I was absolutely floored by this tiny quote from Zora Neale Hurston’s 1928 field interview with Cudjoe Lewis, who was one of the last known survivors of the last slave-ship to come to the United States. He arrived in the US from what is now Benin in 1859 or 1860, smuggled in on the Clotilde at the age of 19. His given name was Kossula.

“I want to know who you are and how you came to be a slave; and to what part of Africa do you belong, and how you fared as a slave, and how you have managed as a free man?”

His head was bowed for a time. Then he lifted his wet face: “Thankee Jesus! Somebody come ast about Cudjo! I want tellee somebody who I is, so maybe dey go in de Afficky soil some day and callee my name and somebody dere say, ‘Yeah, I know Kossula.’ ”

Hurston spent three months interviewing Kossula, and even longer trying to get his history published. Because of her training an anthropologist she refused publishers’ demands that she rewrite Kossula’s vernacular testimony. 87 years later, it is being released for the first time, and I just bought it.

The Last Slave [vulture]
Barracoon: The Last Black Cargo, by Zora Neale Hurston, drops May 8 [amazon bookshop.org]

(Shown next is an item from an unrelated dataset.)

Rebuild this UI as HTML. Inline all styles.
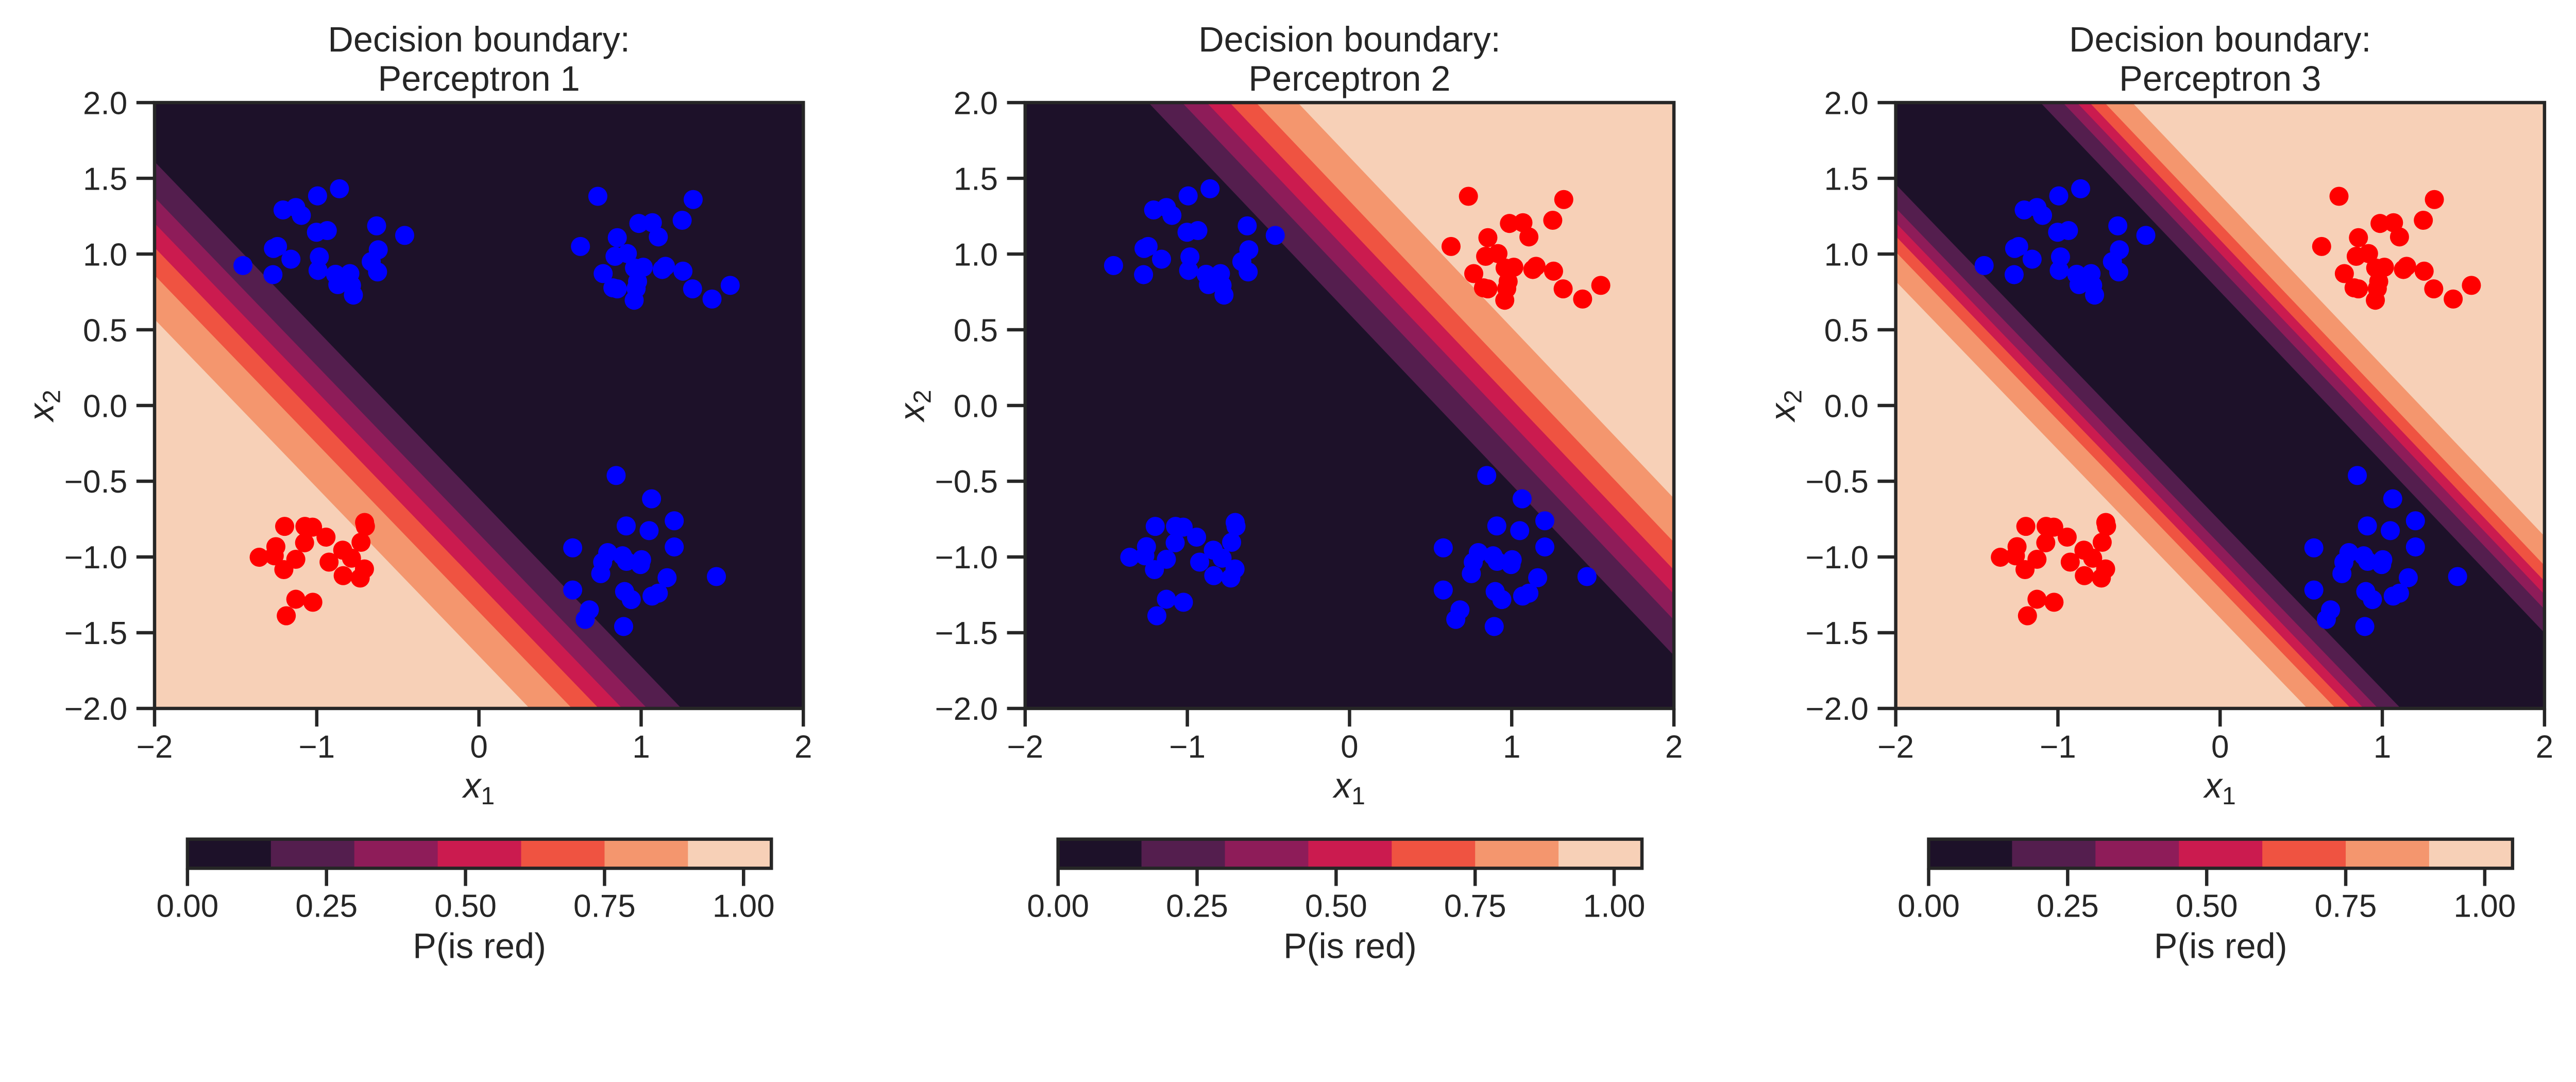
<!DOCTYPE html>
<html><head><meta charset="utf-8"><style>
html,body{margin:0;padding:0;background:#fff;overflow:hidden;}
svg{display:block;width:100vw;height:calc(100vw * 2100 / 5400);}
text{font-family:"Liberation Sans",Arial,sans-serif;fill:#262626;}
</style></head>
<body>
<svg id="fig" xmlns="http://www.w3.org/2000/svg" viewBox="0 0 5400 2100" preserveAspectRatio="xMinYMin meet"></svg>
<script>
// ---- data ----
const xTicks=[-2,-1,0,1,2];
const xTickLabels=["\u22122","\u22121","0","1","2"];
const yTicks=[2.0,1.5,1.0,0.5,0.0,-0.5,-1.0,-1.5,-2.0];
const yTickLabels=["2.0","1.5","1.0","0.5","0.0","\u22120.5","\u22121.0","\u22121.5","\u22122.0"];
const levels=[0,0.15,0.3,0.45,0.6,0.75,0.9,1.05];
const cbTicks=[0,0.25,0.5,0.75,1.0];
const cbTickLabels=["0.00","0.25","0.50","0.75","1.00"];
const panelTitles=["Perceptron 1","Perceptron 2","Perceptron 3"];
// perceptron weights [w_x1, w_x2, bias]
const weightsP1=[-4.2,-3.78,-4.05];
const weightsP2=[4.27,3.79,-4.02];
// perceptron 3 on hidden outputs [w_h1, w_h2, bias]
const weightsP3=[7.28,7.28,-3.46];
// clusters
const tlX=[-0.860,-0.995,-1.208,-1.129,-1.095,-1.002,-0.935,-0.631,-0.458,-1.267,-1.242,-1.159,-1.455,-1.270,-0.984,-0.992,-0.621,-0.664,-0.625,-0.884,-0.796,-0.870,-0.786,-0.774];
const tlY=[1.431,1.384,1.291,1.307,1.255,1.144,1.155,1.186,1.123,1.037,1.050,0.966,0.924,0.864,0.981,0.892,1.028,0.950,0.882,0.866,0.871,0.798,0.793,0.729];
const trX=[0.733,1.321,1.253,0.986,1.069,1.106,0.853,0.626,0.839,0.915,0.959,1.013,1.150,1.130,1.258,0.766,0.978,0.826,0.853,0.969,1.317,1.549,1.437,0.957];
const trY=[1.381,1.360,1.223,1.202,1.207,1.113,1.108,1.050,0.985,1.003,0.908,0.913,0.919,0.898,0.887,0.871,0.819,0.777,0.770,0.772,0.770,0.793,0.703,0.695];
const brX=[0.846,1.064,0.908,1.049,1.204,1.204,0.578,0.794,0.763,0.885,0.910,1.003,0.996,0.751,1.160,1.464,0.578,0.898,0.939,1.067,1.106,0.681,0.655,0.892];
const brY=[-0.462,-0.616,-0.795,-0.826,-0.761,-0.934,-0.940,-0.971,-1.034,-0.992,-1.029,-1.018,-1.050,-1.110,-1.137,-1.129,-1.218,-1.228,-1.281,-1.258,-1.239,-1.349,-1.412,-1.459];
const blX=[-1.198,-1.073,-1.026,-0.943,-1.075,-1.252,-1.355,-1.262,-1.129,-1.203,-0.705,-0.700,-0.727,-0.840,-0.924,-0.786,-0.706,-0.837,-0.732,-1.129,-1.024,-1.188];
const blY=[-0.798,-0.798,-0.803,-0.869,-0.906,-0.932,-1.002,-0.992,-1.015,-1.083,-0.772,-0.798,-0.903,-0.955,-1.034,-1.008,-1.079,-1.123,-1.139,-1.279,-1.299,-1.388];
// which clusters are red per panel (order: tl, tr, br, bl)
const redP1=[0,0,0,1];
const redP2=[0,1,0,0];
const redP3=[0,1,0,1];

// ---- styles ----
const bandColors=["#1d1129","#541e4e","#8e1c59","#cb1b4f","#ef5341","#f4966e","#f7d0b7"];
const NS="http://www.w3.org/2000/svg";
const svg=document.getElementById("fig");
const AX_W=1360,AX_H=1270,AX_TOP=215,PANEL_DX=1825,AX_LEFT0=324;
const CB_W=1224,CB_TOP=1759,CB_H=61,CB_LEFT0=393;
function el(tag,attrs,parent){const e=document.createElementNS(NS,tag);for(const k in attrs)e.setAttribute(k,attrs[k]);(parent||svg).appendChild(e);return e;}
const logit=p=>Math.log(p/(1-p));
function clipHalf(a,b,c){
  let poly=[[-2,-2],[2,-2],[2,2],[-2,2]];const out=[];
  const f=p=>a*p[0]+b*p[1]+c;
  for(let i=0;i<poly.length;i++){const P=poly[i],Q=poly[(i+1)%poly.length];const fp=f(P),fq=f(Q);
    if(fp>=0)out.push(P);
    if((fp>=0)!==(fq>=0)){const t=fp/(fp-fq);out.push([P[0]+t*(Q[0]-P[0]),P[1]+t*(Q[1]-P[1])]);}}
  return out;}

const clusters=[[tlX,tlY],[trX,trY],[brX,brY],[blX,blY]];
const reds=[redP1,redP2,redP3];

for(let pi=0;pi<3;pi++){
  const L=AX_LEFT0+pi*PANEL_DX;
  const sx=v=>L+(v+2)/4*AX_W, sy=v=>AX_TOP+(2-v)/4*AX_H;
  const g=el("g",{});
  
  
  const bg=el("rect",{x:L,y:AX_TOP,width:AX_W,height:AX_H,fill:bandColors[0]},g);
  
  
  for(let k=1;k<=6;k++){
    const t=levels[k];let planes=[];
    if(pi===0)planes.push([weightsP1[0],weightsP1[1],weightsP1[2]-logit(t)]);
    else if(pi===1)planes.push([weightsP2[0],weightsP2[1],weightsP2[2]-logit(t)]);
    else{
      const hs=[weightsP1,weightsP2];
      for(let h=0;h<2;h++){const ht=(logit(t)-weightsP3[2])/weightsP3[h];
        if(ht<=0){planes.push([0,0,1]);}
        else if(ht<1){const W=hs[h];planes.push([W[0],W[1],W[2]-logit(ht)]);}}
    }
    planes.forEach(pl=>{const poly=clipHalf(pl[0],pl[1],pl[2]);if(poly.length<3)return;
      const pg=el("polygon",{points:poly.map(p=>sx(p[0]).toFixed(1)+","+sy(p[1]).toFixed(1)).join(" "),fill:bandColors[k]},g);
      
      });
  }
  clusters.forEach((c,ci)=>{const col=reds[pi][ci]?"#ff0000":"#0000ff";
    for(let j=0;j<c[0].length;j++){const pt=el("circle",{cx:sx(c[0][j]).toFixed(1),cy:sy(c[1][j]).toFixed(1),r:20,fill:col},g);
      
      }});
  const fr=el("rect",{x:L,y:AX_TOP,width:AX_W,height:AX_H,fill:"none",stroke:"#262626","stroke-width":7},g);
  
  
  xTicks.forEach((v,i)=>{const x=sx(v);
    const tk=el("line",{x1:x,y1:AX_TOP+AX_H,x2:x,y2:AX_TOP+AX_H+38,stroke:"#262626","stroke-width":7},g);
    
    
    const tl=el("text",{x:x,y:1588,"font-size":67,"text-anchor":"middle"},g);tl.textContent=xTickLabels[i];
    
    });
  yTicks.forEach((v,i)=>{const y=sy(v);
    const tk=el("line",{x1:L-38,y1:y,x2:L,y2:y,stroke:"#262626","stroke-width":7},g);
    
    
    const tl=el("text",{x:L-57,y:y+24,"font-size":67,"text-anchor":"end"},g);tl.textContent=yTickLabels[i];
    
    });
  const cx=L+AX_W/2;
  const t1=el("text",{x:cx,y:108,"font-size":74,"text-anchor":"middle"},g);t1.textContent="Decision boundary:";
  
  
  const t2=el("text",{x:cx,y:190,"font-size":74,"text-anchor":"middle"},g);t2.textContent=panelTitles[pi];
  
  
  const xl=el("text",{x:cx,y:1672,"font-size":74,"text-anchor":"middle"},g);
  xl.innerHTML='<tspan font-style="italic">x</tspan><tspan font-size="52" dy="14">1</tspan>';
  
  
  const yl=el("text",{x:0,y:0,"font-size":74,"text-anchor":"middle",transform:"translate("+(L-212)+","+(AX_TOP+AX_H/2)+") rotate(-90)"},g);
  yl.innerHTML='<tspan font-style="italic">x</tspan><tspan font-size="52" dy="14">2</tspan>';
  
  
  const CL=CB_LEFT0+pi*PANEL_DX;const cbx=v=>CL+v/1.05*CB_W;
  const cg=el("g",{},g);
  
  
  for(let k=0;k<7;k++){const r=el("rect",{x:cbx(levels[k]),y:CB_TOP,width:cbx(levels[k+1])-cbx(levels[k])+0.5,height:CB_H,fill:bandColors[k]},cg);
    
    }
  const cf=el("rect",{x:CL,y:CB_TOP,width:CB_W,height:CB_H,fill:"none",stroke:"#262626","stroke-width":7},cg);
  
  
  cbTicks.forEach((v,i)=>{const x=cbx(v);
    const tk=el("line",{x1:x,y1:CB_TOP+CB_H,x2:x,y2:CB_TOP+CB_H+37,stroke:"#262626","stroke-width":7},cg);
    
    
    const tl=el("text",{x:x,y:1922,"font-size":67,"text-anchor":"middle"},cg);tl.textContent=cbTickLabels[i];
    
    });
  const cl=el("text",{x:CL+CB_W/2,y:2008,"font-size":74,"text-anchor":"middle"},cg);cl.textContent="P(is red)";
  
  
}
</script>
</body></html>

[This is where I originally expected this quick post to stop.]

Kossula was a leader of the community of Clotilde survivors who after attempting to return to Africa, created a settlement outside Mobile, Alabama called Africatown. In a 1914 book called Historic Sketches of the South, Emma Roche Langdon recounted the stories of the Clotilde’s voyage, the survivors, and their descendants. She spelled his name Cudjoe Kazoola Lewis.

Bronze bust of Cudjoe Lewis after Charles Rhodes’ carved wood original, some time before 2002, image via WKRG

In 1959, on the 100th anniversary of the Clotilde‘s arrival, the Progressive League of Plateau erected a memorial to Cudjoe Kazoola Lewis in front of the Union Baptist Church. The monument was created by Henry Williams, “a welder and history buff”, which is what they call someone who also saved and preserved the Africatown cemetery. On a pyramid of bricks made by Clotilde survivors sat a lengthy bust of Lewis by Charles Rhodes, a “young understudy” of Williams.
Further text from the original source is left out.